Digital performance assessment should, at a minimum, take in a company’s digital KPIs, such as the number of active users, platform performance and scalability to achieve business forecasts across existing and future digital channels. The existence of fraudulent traffic should be monitored, and the quality of the company’s source code should be evaluated for both IP infringement and maintainability. Investors should pay particular attention to whether key source code contributors still exist in the target business with the know-how to adapt core digital platforms for scale and future integrations. 

“We buy businesses to help them grow, and that requires the ability to ramp them up organically,” says Dingemans. “So, their systems must be capable, first, of handling more activity and, second, of absorbing or integrating possible acquisitions. Scalability is a vital question for us.” 

Scalability can be assessed by scrutinising, for example, the company’s existing servers, its cloud footprint, and its use of open-source technologies. According to Andreas Thors, Senior Lead Operator at Partners Group, a company’s use of open source could be a good indicator of the scalability of its platform. It is important, at the same time, to ensure that reliance on open source, with the ongoing involvement of communities of developers, does not limit the company’s ability to innovate.

Valuing the IP

Detailed assessments of digital performance are often part of the process of valuing a company’s intellectual property (IP). Like plant and property, a company’s IP (including its data, source code, algorithms and other assets) can be assigned a monetary value. “Sellers preparing a business for exit have every reason to surface the hidden intangible value of those IP assets and get that information into the deal room documentation and buyer financial model,” says McCaw. “IP valuation can increase the value the seller secures from the deal or indeed upside for the buyer.”

IP valuations can also be used to secure loans or other financial benefits, and is possible if the IP collateral is insured. Termed IP financing, this is increasingly being seen as a viable option for companies to raise capital without diluting their equity stakes. Although not an entirely new form of financing, its use has grown in recent years, particularly in the US2. Insuring the collateral helps to give lenders confidence that the IP has been given a reasonable valuation. The first step to securing IP financing, says McCaw, is to undertake thorough diligence of a company’s IP to determine what can be used as collateral. 

Understanding digital risk

Uncovering and addressing cyber vulnerabilities is the other critical component of digital assessment. Cyber risks must be identified and managed ahead of transactions, as insuring against such risks is becoming increasingly challenging.

The cyber-risk radar may be constantly moving, but buyers’ means of assessing a target’s vulnerabilities are also expanding. “Non-intrusive, outside-in cyber-risk assessments are more common now and are conducted early in the M&A process,” says Andreas Thors. “You can access data, for example, to find out if connection ports are open or vulnerable.

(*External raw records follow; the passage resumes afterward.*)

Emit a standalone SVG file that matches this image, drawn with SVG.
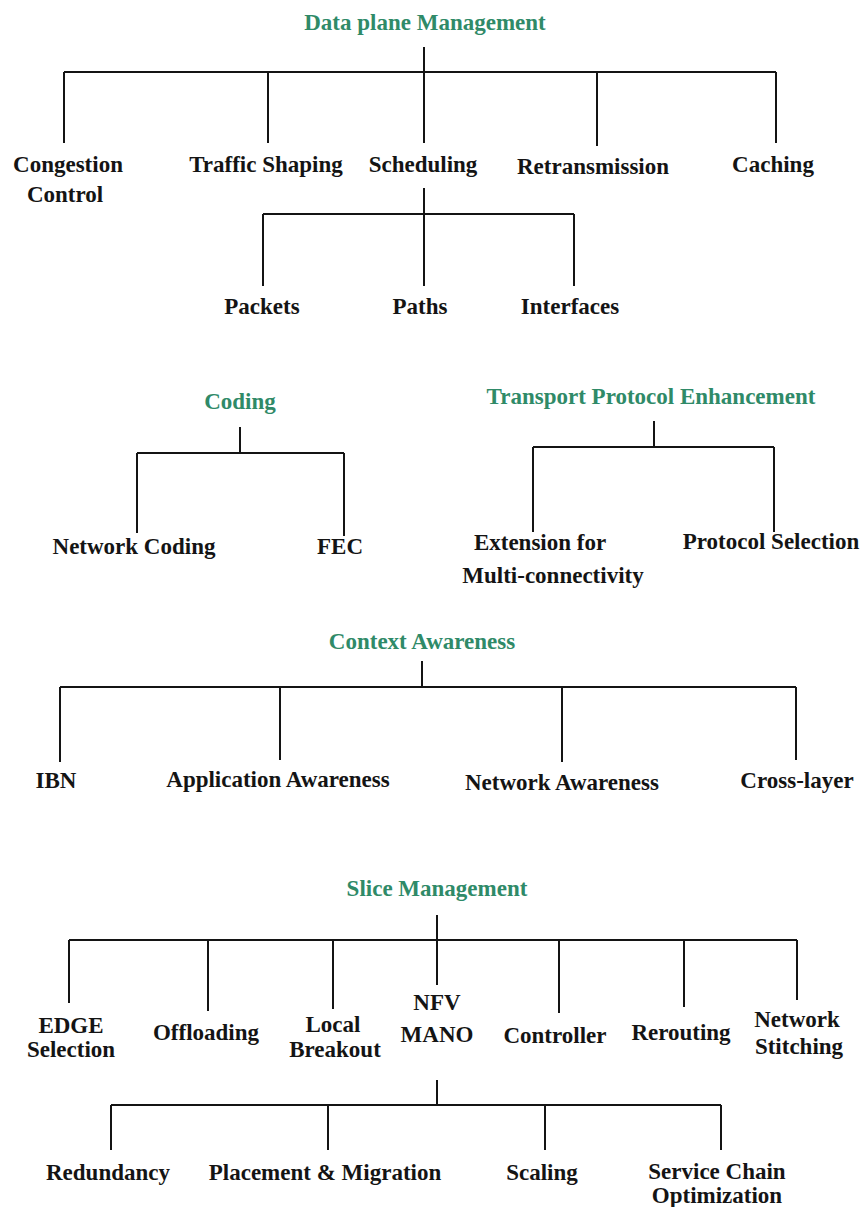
<svg xmlns="http://www.w3.org/2000/svg" width="861" height="1207" viewBox="0 0 861 1207">
  <style>
    text { font-family: "Liberation Serif", Tinos, "Times New Roman", Times, serif; font-weight: 700; font-size: 23px; text-anchor: middle; fill: #141414; }
    text.h { fill: #2f8a68; }
    .ln { stroke: #141414; stroke-width: 2; fill: none; }
  </style>
  <rect width="861" height="1207" fill="#fff"/>

  <!-- tree connectors -->
  <g id="connectors" class="ln">
    <!-- Data plane Management -->
    <path d="M424 47V72M64 72H776M64 72V143M268 72V143M424 72V143M597 72V146M776 72V143"/>
    <!-- Scheduling -->
    <path d="M424 188V214M263 214H574M263 214V286M424 214V286M574 214V286"/>
    <!-- Coding -->
    <path d="M240 427V453M137 453H344M137 453V533M344 453V536"/>
    <!-- Transport Protocol Enhancement -->
    <path d="M654 421V447M533 447H774M533 447V532M774 447V532"/>
    <!-- Context Awareness -->
    <path d="M422 661V687M60 687H796M60 687V762M280 687V760M562 687V762M796 687V760"/>
    <!-- Slice Management -->
    <path d="M437 915V940M69 940H797M69 940V1003M208 940V1011M333 940V1009M437 940V985M559 940V1013M684 940V1007M797 940V1000"/>
    <!-- NFV MANO -->
    <path d="M437 1080V1105M111 1105H721M111 1105V1150M328 1105V1150M545 1105V1150M721 1105V1150"/>
  </g>

  <g id="data-plane-management"><text class="h" x="425" y="30">Data plane Management</text></g>
  <g id="congestion-control"><text x="68" y="172">Congestion</text><text x="65" y="202">Control</text></g>
  <g id="traffic-shaping"><text x="266" y="172">Traffic Shaping</text></g>
  <g id="scheduling"><text x="423" y="172">Scheduling</text></g>
  <g id="retransmission"><text x="593" y="174">Retransmission</text></g>
  <g id="caching"><text x="773" y="172">Caching</text></g>
  <g id="packets"><text x="262" y="314">Packets</text></g>
  <g id="paths"><text x="420" y="314">Paths</text></g>
  <g id="interfaces"><text x="570" y="314">Interfaces</text></g>

  <g id="coding"><text class="h" x="240" y="409">Coding</text></g>
  <g id="network-coding"><text x="134" y="554">Network Coding</text></g>
  <g id="fec"><text x="340" y="554">FEC</text></g>

  <g id="transport-protocol-enhancement"><text class="h" x="651" y="404">Transport Protocol Enhancement</text></g>
  <g id="extension-multi-connectivity"><text x="540" y="550">Extension for</text><text x="553" y="583">Multi-connectivity</text></g>
  <g id="protocol-selection"><text x="771" y="549">Protocol Selection</text></g>

  <g id="context-awareness"><text class="h" x="422" y="649">Context Awareness</text></g>
  <g id="ibn"><text x="56" y="788">IBN</text></g>
  <g id="application-awareness"><text x="278" y="787">Application Awareness</text></g>
  <g id="network-awareness"><text x="562" y="790">Network Awareness</text></g>
  <g id="cross-layer"><text x="797" y="788">Cross-layer</text></g>

  <g id="slice-management"><text class="h" x="437" y="896">Slice Management</text></g>
  <g id="edge-selection"><text x="71" y="1033">EDGE</text><text x="71" y="1057">Selection</text></g>
  <g id="offloading"><text x="206" y="1040">Offloading</text></g>
  <g id="local-breakout"><text x="333" y="1032">Local</text><text x="335" y="1057">Breakout</text></g>
  <g id="nfv-mano"><text x="437" y="1010">NFV</text><text x="437" y="1042">MANO</text></g>
  <g id="controller"><text x="555" y="1043">Controller</text></g>
  <g id="rerouting"><text x="681" y="1040">Rerouting</text></g>
  <g id="network-stitching"><text x="797" y="1027">Network</text><text x="799" y="1054">Stitching</text></g>

  <g id="redundancy"><text x="108" y="1180">Redundancy</text></g>
  <g id="placement-migration"><text x="325" y="1180">Placement &amp; Migration</text></g>
  <g id="scaling"><text x="542" y="1180">Scaling</text></g>
  <g id="service-chain-optimization"><text x="717" y="1179">Service Chain</text><text x="717" y="1203">Optimization</text></g>
</svg>
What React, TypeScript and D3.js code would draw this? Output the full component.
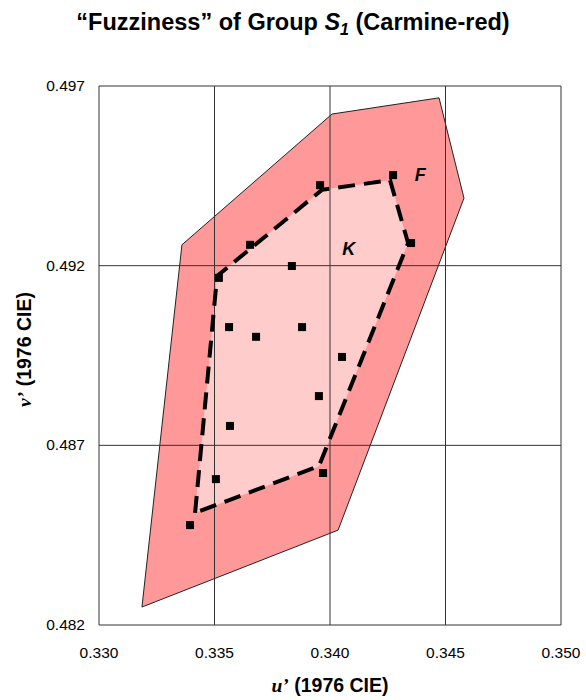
import React from "react";
import { scaleLinear, line } from "d3";

// outer "F" region vertices [u', v']
const fuzzyRegion: [number, number][] = [
  [0.33186, 0.4825],
  [0.33359, 0.49258],
  [0.34009, 0.49622],
  [0.34472, 0.49667],
  [0.3458, 0.49388],
  [0.34035, 0.48464],
];

// inner "K" hull vertices
const coreRegion: [number, number][] = [
  [0.33416, 0.48512],
  [0.33511, 0.49171],
  [0.33965, 0.49411],
  [0.3426, 0.49438],
  [0.34338, 0.49263],
  [0.33952, 0.48642],
];

// sample points
const samples: [number, number][] = [
  [0.33957, 0.49424],
  [0.34273, 0.49452],
  [0.34351, 0.49263],
  [0.33654, 0.49258],
  [0.33835, 0.49199],
  [0.33519, 0.49166],
  [0.33563, 0.49029],
  [0.33879, 0.49029],
  [0.3368, 0.49002],
  [0.34052, 0.48946],
  [0.33952, 0.48837],
  [0.33567, 0.48754],
  [0.33506, 0.48606],
  [0.3397, 0.48623],
  [0.33394, 0.48478],
];

const uTicks = [0.33, 0.335, 0.34, 0.345, 0.35];
const vTicks = [0.482, 0.487, 0.492, 0.497];

const W = 586;
const H = 700;
const margin = { top: 86, right: 25, bottom: 75, left: 99 };
const font = "'Liberation Sans', Arial, sans-serif";

export default function App() {
  const x = scaleLinear()
    .domain([0.33, 0.35])
    .range([margin.left, W - margin.right]);
  const y = scaleLinear()
    .domain([0.482, 0.497])
    .range([H - margin.bottom, margin.top]);

  const path = line<[number, number]>()
    .x(d => x(d[0]))
    .y(d => y(d[1]));

  const x0 = x(0.33), x1 = x(0.35);
  const y0 = y(0.482), y1 = y(0.497);
  const sq = 8;

  return (
    <svg
      width={W}
      height={H}
      style={{ position: "absolute", left: 0, top: 0, background: "#fff" }}
      fontFamily={font}
    >
      <text x={W / 2} y={30} textAnchor="middle" fontSize={23.5} fontWeight="bold">
        “Fuzziness” of Group <tspan fontStyle="italic">S</tspan>
        <tspan fontStyle="italic" fontSize={16} dy={5}>1</tspan>
        <tspan dy={-5}> (Carmine-red)</tspan>
      </text>

      <path d={path(fuzzyRegion) + "Z"} fill="#ff9999" stroke="#222" strokeWidth={1} />
      <path d={path(coreRegion) + "Z"} fill="#ffcccc" stroke="none" />

      {/* grid */}
      {uTicks.map(t => (
        <line key={"u" + t} x1={x(t)} x2={x(t)} y1={y0} y2={y1} stroke="#333" strokeWidth={1} />
      ))}
      {vTicks.map(t => (
        <line key={"v" + t} x1={x0} x2={x1} y1={y(t)} y2={y(t)} stroke="#333" strokeWidth={1} />
      ))}

      <path
        d={path(coreRegion) + "Z"}
        fill="none"
        stroke="#000"
        strokeWidth={4}
        strokeDasharray="17 9"
      />

      {samples.map((d, i) => (
        <rect key={i} x={x(d[0]) - sq / 2} y={y(d[1]) - sq / 2} width={sq} height={sq} fill="#000" />
      ))}

      <text x={x(0.34367)} y={y(0.49436)} fontSize={18} fontWeight="bold" fontStyle="italic">F</text>
      <text x={x(0.34053)} y={y(0.4923)} fontSize={18} fontWeight="bold" fontStyle="italic">K</text>

      {uTicks.map(t => (
        <text key={"ul" + t} x={x(t)} y={y0 + 33} textAnchor="middle" fontSize={15.5}>
          {t.toFixed(3)}
        </text>
      ))}
      {vTicks.map(t => (
        <text key={"vl" + t} x={x0 - 14} y={y(t) + 5} textAnchor="end" fontSize={15.5}>
          {t.toFixed(3)}
        </text>
      ))}

      <text x={(x0 + x1) / 2} y={H - 8} textAnchor="middle" fontSize={19.5} fontWeight="bold">
        <tspan fontFamily="'Liberation Serif', serif" fontStyle="italic">u’</tspan> (1976 CIE)
      </text>
      <text
        transform={`translate(31, ${(y0 + y1) / 2 - 6}) rotate(-90)`}
        textAnchor="middle"
        fontSize={19.5}
        fontWeight="bold"
      >
        <tspan fontFamily="'Liberation Serif', serif" fontStyle="italic">v’</tspan> (1976 CIE)
      </text>
    </svg>
  );
}
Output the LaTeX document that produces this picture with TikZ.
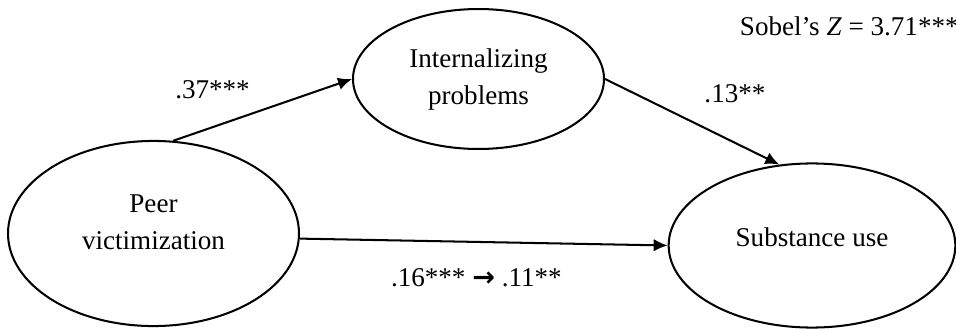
\documentclass[tikz,border=0pt]{standalone}
\usepackage{fontspec}
\setmainfont{Liberation Serif}
\newfontfamily\simbolos{DejaVu Sans}
\usetikzlibrary{arrows.meta, shapes.geometric}
\tikzset{
  constructo/.style={
    ellipse, draw=black, line width=0.9pt, inner sep=0pt,
    align=center, font=\fontsize{12}{16.4}\selectfont
  },
  flecha/.style={-{Latex[length=6.2pt, width=5.6pt]}, line width=0.9pt},
  coef/.style={font=\fontsize{12}{14}\selectfont, inner sep=2pt},
}
\begin{document}
\begin{tikzpicture}[x=0.443pt, y=-0.443pt]
  \useasboundingbox (0,0) rectangle (956,329);
  \node[constructo, minimum width=128.9pt, minimum height=82pt, text depth=9.8pt]
    (peer) at (153.5,233.5) {Peer\\victimization};
  \node[constructo, minimum width=111.2pt, minimum height=62pt]
    (intern) at (478.5,79) {Internalizing\\problems};
  \node[constructo, minimum width=127pt, minimum height=72.7pt, text depth=7.5pt]
    (subst) at (812,245.5) {Substance use};
  \draw[flecha] (peer.78) -- (intern.west)
    node[coef, pos=0.22, above=10pt] (a) {.37***};
  \draw[flecha] (intern.east) -- (subst.112)
    node[coef, pos=0.5, anchor=south west, xshift=3pt, yshift=6pt] (b) {.13**};
  \draw[flecha] (peer.-2) -- (subst.west)
    node[coef, pos=0.48, below=9.5pt] (c) {.16*** {\simbolos\bfseries →} .11**};
  \node[coef, anchor=base west] (sobel) at (735,35) {Sobel’s \textit{Z} = 3.71***};
\end{tikzpicture}
\end{document}
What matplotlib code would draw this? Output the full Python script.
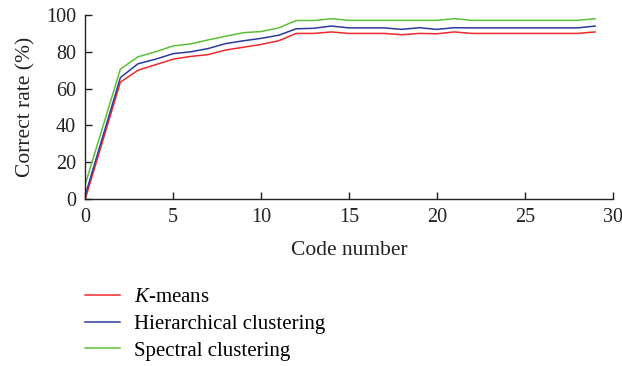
import matplotlib
matplotlib.use("Agg")
import matplotlib.pyplot as plt

# Correct rate (%) against the number of codes for three clustering methods
code_number = [0, 2, 3, 4, 5, 6, 7, 8, 9, 10, 11, 12, 13, 14, 15, 16, 17, 18,
               19, 20, 21, 22, 23, 24, 25, 26, 27, 28, 29]
kmeans = [0, 63.5, 70, 73, 76, 77.5, 78.5, 81, 82.5, 84, 86, 90, 90, 90.8, 90,
          90, 90, 89.3, 90, 89.8, 90.8, 90, 90, 90, 90, 90, 90, 90, 90.8]
hierarchical = [2, 66, 73.5, 76, 79, 80, 81.8, 84.5, 86, 87.3, 89, 92.5, 92.8,
                94, 93, 93, 93, 92.2, 93.1, 92.2, 93.1, 93, 93, 93, 93, 93, 93,
                93, 94]
spectral = [8, 70.6, 77.3, 80, 83.2, 84.3, 86.5, 88.5, 90.4, 91, 93, 97, 97,
            98, 97.1, 97.1, 97.1, 97.1, 97.1, 97.1, 98, 97.1, 97.1, 97.1, 97.1,
            97.1, 97.1, 97.1, 98]

series_names = ["$K$-means", "Hierarchical clustering", "Spectral clustering"]
series_colors = ["#ee2a2a", "#2b3a9e", "#5cbf3a"]
x_ticks = [0, 5, 10, 15, 20, 25, 30]
y_ticks = [0, 20, 40, 60, 80, 100]

plt.rcParams["font.family"] = ["Liberation Serif", "DejaVu Serif"]
plt.rcParams["mathtext.fontset"] = "custom"
plt.rcParams["mathtext.it"] = "Liberation Serif:italic"
plt.rcParams["mathtext.rm"] = "Liberation Serif"

fig = plt.figure(figsize=(6.22, 3.66), dpi=100)
ax = fig.add_axes([0.137, 0.456, 0.848, 0.503])

lines = []
for values, name, color in zip([kmeans, hierarchical, spectral],
                               series_names, series_colors):
    (ln,) = ax.plot(code_number, values, color=color, lw=1.1, label=name)
    lines.append(ln)

ax.set_xlim(0, 30)
ax.set_ylim(0, 100)
ax.set_xticks(x_ticks)
ax.set_yticks(y_ticks)
ax.spines["top"].set_visible(False)
ax.spines["right"].set_visible(False)
for s in ("left", "bottom"):
    ax.spines[s].set_linewidth(1.0)
    ax.spines[s].set_color("#222222")
ax.tick_params(direction="in", length=5, width=1.0, labelsize=14.5,
               colors="#222222")
ax.tick_params(axis="y", pad=6.5)
ax.tick_params(axis="x", pad=6.5)
ax.set_xlabel("Code number", fontsize=15.5, color="#222222")
ax.set_ylabel("Correct rate (%)", fontsize=15.5, color="#222222")
ax.xaxis.set_label_coords(0.5, -0.225)
ax.yaxis.set_label_coords(-0.094, 0.5)

fig.legend(handles=lines, labels=series_names, loc="upper left",
           bbox_to_anchor=(0.1367, 0.2148), frameon=False, fontsize=15,
           handlelength=1.68, handletextpad=0.67, labelspacing=0.35,
           borderpad=0, borderaxespad=0)

fig.savefig("out.png", dpi=100)
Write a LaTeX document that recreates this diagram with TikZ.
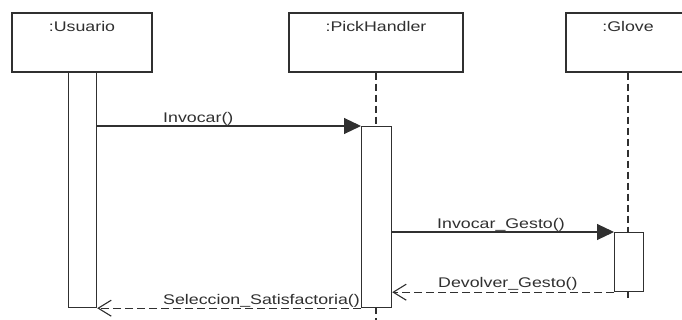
\documentclass[tikz,border=0pt]{standalone}
\usepackage{fontspec}
\setmainfont{Liberation Sans}
\usetikzlibrary{arrows.meta}
\definecolor{ink}{HTML}{303030}
\newcommand{\wide}[1]{\scalebox{1.27}[1]{#1}}
\tikzset{
  objbox/.style={draw=ink, line width=1.4pt, fill=white, rectangle, inner sep=0pt,
    minimum height=59pt},
  actbar/.style={draw=ink, line width=1.2pt, fill=white, rectangle, inner sep=0pt,
    minimum width=29pt},
  lifeline/.style={draw=ink, line width=1.2pt, dash pattern=on 7pt off 4pt},
  callmsg/.style={draw=ink, line width=1.1pt, -{Triangle[length=17pt,width=16pt]}},
  retmsg/.style={draw=ink, line width=1.1pt, dash pattern=on 8pt off 4pt,
    -{Straight Barb[length=13pt,width=16pt,line width=1.1pt]}},
  lbl/.style={inner sep=0pt, text=ink, font=\fontsize{14pt}{16pt}\selectfont},
}
\begin{document}
\begin{tikzpicture}[x=1pt, y=-1pt]
  \useasboundingbox (0,0) rectangle (682,320);
  \clip (0,0) rectangle (682,320);
  \fill[white] (0,0) rectangle (682,320);

  % object boxes
  \node[objbox, minimum width=140pt] (usr) at (82,42.5) {};
  \node[objbox, minimum width=174pt] (pick) at (376,42.5) {};
  \node[objbox, minimum width=124pt] (glove) at (628,42.5) {};
  \node[lbl, anchor=base] at ([yshift=-19.5pt]usr.north) {\wide{:Usuario}};
  \node[lbl, anchor=base] at ([yshift=-19.5pt]pick.north) {\wide{:PickHandler}};
  \node[lbl, anchor=base] at ([yshift=-19.5pt]glove.north) {\wide{:Glove}};

  % lifelines
  \coordinate (pickend) at (376,320);
  \coordinate (gloveend) at (628,300);
  \draw[lifeline] (pick.south) -- (376,126);
  \draw[lifeline] (376,307) -- (pickend);
  \draw[lifeline] (glove.south) -- (628,232);
  \draw[lifeline] (628,291) -- (gloveend);

  % activation bars
  \node[actbar, minimum width=28pt, minimum height=235pt, anchor=north west] (ubar) at (68,72) {};
  \node[actbar, minimum width=30pt, minimum height=181pt, anchor=north west] (pbar) at (361,126) {};
  \node[actbar, minimum width=29pt, minimum height=59pt, anchor=north west] (gbar) at (614,232) {};

  % messages
  \draw[callmsg] (ubar.east |- pbar.north west) -- (pbar.north west);
  \draw[callmsg] (pbar.east |- gbar.north west) -- (gbar.north west);
  \draw[retmsg] (gbar.south west) -- (pbar.east |- gbar.south west);
  \draw[retmsg] (pbar.south west) -- (ubar.south east);

  % message labels
  \node[lbl, anchor=base west] at (163,123) {\wide{Invocar()}};
  \node[lbl, anchor=base west] at (437,229) {\wide{Invocar\_Gesto()}};
  \node[lbl, anchor=base west] at (438,287) {\wide{Devolver\_Gesto()}};
  \node[lbl, anchor=base west] at (163,304) {\wide{Seleccion\_Satisfactoria()}};
\end{tikzpicture}
\end{document}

With a dark-web scan, you can understand if sensitive company information – documents, email addresses, passwords – has been leaked (and potentially whether it is available for sale). 

Uncovering technology weaknesses or vulnerabilities during due diligence could lead a potential buyer to walk away. More often, however, the parties would factor such issues into the purchase agreement and work to fix the problems. 

“If a company has suffered a large data breach or has lots of liabilities under the privacy laws, that might put a buyer off,” says Dingemans. “But our response is more likely to be around what we can do about it, what investments we’ll need to make and how quickly we’ll need to put them in place.” 

Nevertheless, confronting a target company’s management about discovery of a vulnerability can be instructive, says Thors. “It can be a good test to see how they react. Do they become defensive, or do they acknowledge the issues and take action to address them?”